First, here are some of the places I’ll be looking at: In the 5th District race, I’ll be looking at Charlottesville and Albemarle County. That’s part of the Democratic base in that district. If Josh Throneburg is to upset Republican Bob Good, he needs to not just win there, he needs to win big – maybe bigger than big. Does he? I’ll also be looking at Prince Edward County, one of the few swing localities in that district. If Throneburg wins there, that doesn’t necessarily mean he’ll win the election – but if Good wins there, it’s hard to see how Throneburg puts together a majority.
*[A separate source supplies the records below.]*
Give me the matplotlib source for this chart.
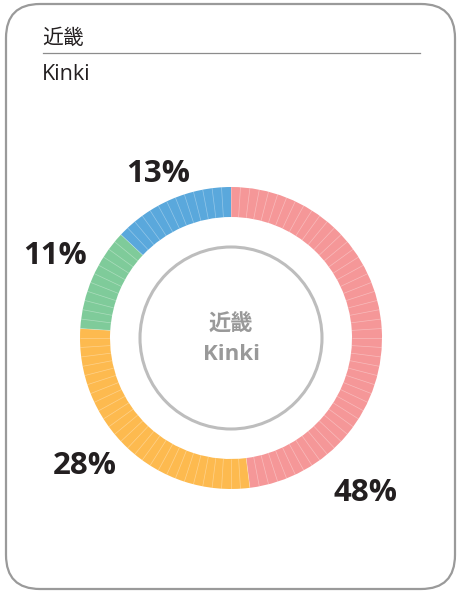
import matplotlib
matplotlib.use("Agg")
import matplotlib.pyplot as plt
import numpy as np
from matplotlib.patches import FancyBboxPatch, Circle

title_ja = "近畿"
title_en = "Kinki"
shares = [48, 28, 11, 13]
labels = ["48%", "28%", "11%", "13%"]
colors = ["#F59798", "#FDBA4F", "#7FCB9A", "#5AA8DC"]

W, H = 461, 595
fig = plt.figure(figsize=(W / 100, H / 100), dpi=100)
ax = fig.add_axes([0, 0, 1, 1])

fam = ["Open Sans", "Noto Sans CJK JP", "DejaVu Sans"]

def Y(y):
    return H - y

# card border
ax.add_patch(FancyBboxPatch((6, Y(589)), 449, 585, boxstyle="round,pad=0,rounding_size=34",
                            fc="white", ec="#9a9a9a", lw=1.6))

# header
ax.text(42, Y(38), title_ja, fontsize=15, family=fam, color="#231f20", va="center", ha="left")
ax.plot([43, 420], [Y(53), Y(53)], color="#8c8c8c", lw=0.9)
ax.text(42, Y(74), title_en, fontsize=15.5, family=fam, color="#231f20", va="center", ha="left")

# donut
cx, cy, R, w = 231, Y(338), 151, 30
ax.pie(shares, colors=colors, radius=R, center=(cx, cy), startangle=90, counterclock=False,
       wedgeprops=dict(width=w, linewidth=0), frame=True)
# faint 1% divider lines
n = sum(shares)
ang = np.deg2rad(90 - 360 * np.arange(n) / n)
for a in ang:
    ax.plot([cx + (R - w) * np.cos(a), cx + R * np.cos(a)],
            [cy + (R - w) * np.sin(a), cy + R * np.sin(a)],
            color="white", alpha=0.35, lw=0.5, solid_capstyle="butt")

ax.add_patch(Circle((cx, cy), 91, fill=False, ec="#bdbdbd", lw=2.2))
ax.text(cx, Y(325), title_ja, fontsize=16, family=fam, fontweight="bold", color="#999999",
        ha="center", va="center")
ax.text(cx, Y(354), title_en, fontsize=16, family=fam, fontweight="bold", color="#999999",
        ha="center", va="center")

label_pos = [(365, 493), (85, 466), (55, 256), (158, 174)]
for t, (x, y) in zip(labels, label_pos):
    ax.text(x, Y(y), t, fontsize=22.5, family=fam, fontweight="bold", color="#231f20",
            ha="center", va="center")

ax.set_xlim(0, W)
ax.set_ylim(0, H)
ax.set_aspect("equal")
ax.axis("off")

fig.savefig("out.png", dpi=100)
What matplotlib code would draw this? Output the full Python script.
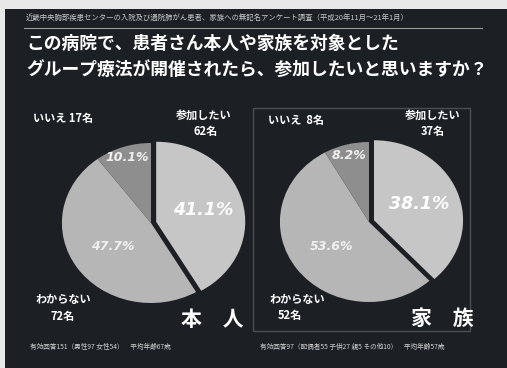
import matplotlib
matplotlib.use('Agg')
import matplotlib.pyplot as plt
import numpy as np
from matplotlib.patches import Rectangle

plt.rcParams['font.family'] = ['Noto Sans CJK JP', 'DejaVu Sans']

# survey data
answers = ['参加したい', 'わからない', 'いいえ']
patient_pct = [41.1, 47.7, 10.1]
patient_n = [62, 72, 17]
family_pct = [38.1, 53.6, 8.2]
family_n = [37, 52, 8]

slice_colors = ['#c6c6c6', '#b6b6b6', '#8e8e8e']
bg = '#1c2024'

W, H = 507, 368
fig = plt.figure(figsize=(W / 100, H / 100), dpi=100)
fig.patch.set_facecolor('#e8e8e8')

def fx(px):
    return px / W

def fy(py):
    return 1 - py / H

# dark slide area
fig.patches.append(Rectangle((fx(5), 0), 1 - fx(5), fy(9), transform=fig.transFigure,
                             facecolor=bg, edgecolor='none', zorder=-1))

fig.text(fx(26), fy(18), '近畿中央胸部疾患センターの入院及び通院肺がん患者、家族への無記名アンケート調査（平成20年11月～21年1月）',
         color='#c8c8c8', fontsize=5.3, va='center', ha='left')
fig.lines.append(plt.Line2D([fx(24), fx(482)], [fy(28), fy(28)], transform=fig.transFigure,
                            color='#9a9a9a', lw=0.8))
fig.text(fx(26), fy(44), 'この病院で、患者さん本人や家族を対象とした',
         color='white', fontsize=12.8, fontweight='bold', va='center', ha='left')
fig.text(fx(26), fy(70), 'グループ療法が開催されたら、参加したいと思いますか？',
         color='white', fontsize=12.8, fontweight='bold', va='center', ha='left')

# right panel frame
fig.patches.append(Rectangle((fx(253), fy(331)), fx(470 - 253), fy(108) - fy(331),
                             transform=fig.transFigure, facecolor='none',
                             edgecolor='#4a4e52', lw=1.0, zorder=1))


def draw_pie(cx, cy, pcts, big_size):
    ax = fig.add_axes([fx(cx - 98), fy(cy + 88), fx(196), 176 / H])
    ax.set_facecolor('none')
    wedges, _ = ax.pie(pcts, colors=slice_colors, startangle=90,
                       counterclock=False, explode=[0.06, 0, 0],
                       wedgeprops={'linewidth': 0})
    ax.set_aspect('auto')
    ax.set_xlim(-1.1, 1.1)
    ax.set_ylim(-1.1, 1.1)
    dists = [0.55, 0.52, 0.86]
    for i, w in enumerate(wedges):
        ang = np.deg2rad((w.theta1 + w.theta2) / 2)
        ox, oy = w.center
        ax.text(ox + dists[i] * np.cos(ang), oy + dists[i] * np.sin(ang),
                f'{pcts[i]:.1f}%', family='DejaVu Sans', style='italic',
                weight='bold', ha='center', va='center',
                fontsize=big_size if i == 0 else 9,
                color='white' if i == 0 else '#f0f0f0')
    return ax


draw_pie(151, 223, patient_pct, 12.5)
draw_pie(369, 222, family_pct, 12.5)

lab = dict(color='white', fontsize=8, fontweight='bold', va='center')
# left panel labels
fig.text(fx(33), fy(118), f'{answers[2]} {patient_n[2]}名', ha='left', **lab)
fig.text(fx(204), fy(115), f'{answers[0]}', ha='center', **lab)
fig.text(fx(206), fy(131), f'{patient_n[0]}名', ha='center', **lab)
fig.text(fx(63), fy(300), f'{answers[1]}', ha='center', **lab)
fig.text(fx(63), fy(316), f'{patient_n[1]}名', ha='center', **lab)
fig.text(fx(212), fy(320), '本　人', color='white', fontsize=15, fontweight='bold',
         ha='center', va='center')
fig.text(fx(30), fy(347), '有効回答151（男性97 女性54）　平均年齢67歳',
         color='#d0d0d0', fontsize=4.8, ha='left', va='center')

# right panel labels
fig.text(fx(268), fy(120), f'{answers[2]}  {family_n[2]}名', ha='left', **lab)
fig.text(fx(433), fy(115), f'{answers[0]}', ha='center', **lab)
fig.text(fx(433), fy(131), f'{family_n[0]}名', ha='center', **lab)
fig.text(fx(297), fy(300), f'{answers[1]}', ha='center', **lab)
fig.text(fx(290), fy(315), f'{family_n[1]}名', ha='center', **lab)
fig.text(fx(442), fy(318), '家　族', color='white', fontsize=15, fontweight='bold',
         ha='center', va='center')
fig.text(fx(260), fy(347), '有効回答97（配偶者55 子供27 親5 その他10）　平均年齢57歳',
         color='#d0d0d0', fontsize=4.8, ha='left', va='center')

fig.savefig('out.png', dpi=100, facecolor=fig.get_facecolor())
Lynchburg is another good place to look: It trends Republican but voted for Biden in 2020, the first time the city voted for a Democratic presidential candidate since 1948. 

In Roanoke’s city council election, it’s always useful to look at the precincts in the Raleigh Court and Williamson Road neighborhoods because they are often good indicators. If Republicans hope to win, they need to win along Williamson Road and hold down Democratic margins in Raleigh Court, and maybe even score a breakthrough here or there. And so forth and so on. Come back tonight and I’ll be posting live commentary on the results as they come in – by looking at those sorts of numbers. A note: Early voting in recent years has complicated much analysis because those votes have been counted under “absentee” precincts, which means we didn’t know which precincts those votes were coming from — and since early voting has trended Democratic, and in-person, day-of voting trended Republican, that further complicated. This year, thanks to a bill by state Sen. David Suetterlein, R-Roanoke County, Virginia will be assigning early votes to the precincts where those voters live — so we can get a more traditional understanding of the results. If you’re a political junkie, you should thank Suetterlein for that bill, even if you don’t share his politics.

If a news organization calls a race for a candidate you don’t like, don’t get mad at them. These are the types of things they’re looking at. In a very few cases, in very close races, such calls might be very wrong. The national commentators may be national experts but they aren’t necessarily experts on every state at the state or local level. On election night 2020, some national commentators were getting freaked out because early returns in Virginia showed Donald Trump ahead. That simply showed their naivete: They seemed unaware that what they were seeing then were in-person votes from mostly rural areas, the most pro-Trump vote. Most voters that year, though, voted early – those votes were counted later and, when they were, Joe Biden pulled ahead in the state. Not a single Virginia journalist was fooled, but some national ones were. Conservatives like to say the best government is the one closest to the people; the same thing applies to news media, too. (Yes, I may be a little biased on that point.)

I’ve always been amused – and a little baffled – at why people accord such weight to whatever calls the news media makes, right or wrong. It’s like a sportscaster looking at the result of a football game in the fourth quarter and predicting that such-and-such a team will win. The sportscaster is probably right, but nobody records a “W” or “L” in the scorebook on the basis of what some sportscaster says – yet in 2000 Gore was ready to concede on the basis of network calls for Bush when, at the last minute, he got word that maybe Bush’s newfound lead wasn’t as secure as he thought. As a journalist, I appreciate the flattery, but politicians and partisans on all sides should remember that we have no real power in these matters. If somebody calls an election wrong, well, that’s embarrassing but it has no influence on what the State Board of Elections does.

The only poll that matters is the one on Election Day, the old saying goes. And the only call that matters is the one the election board makes. That’s not an old saying. That’s the law.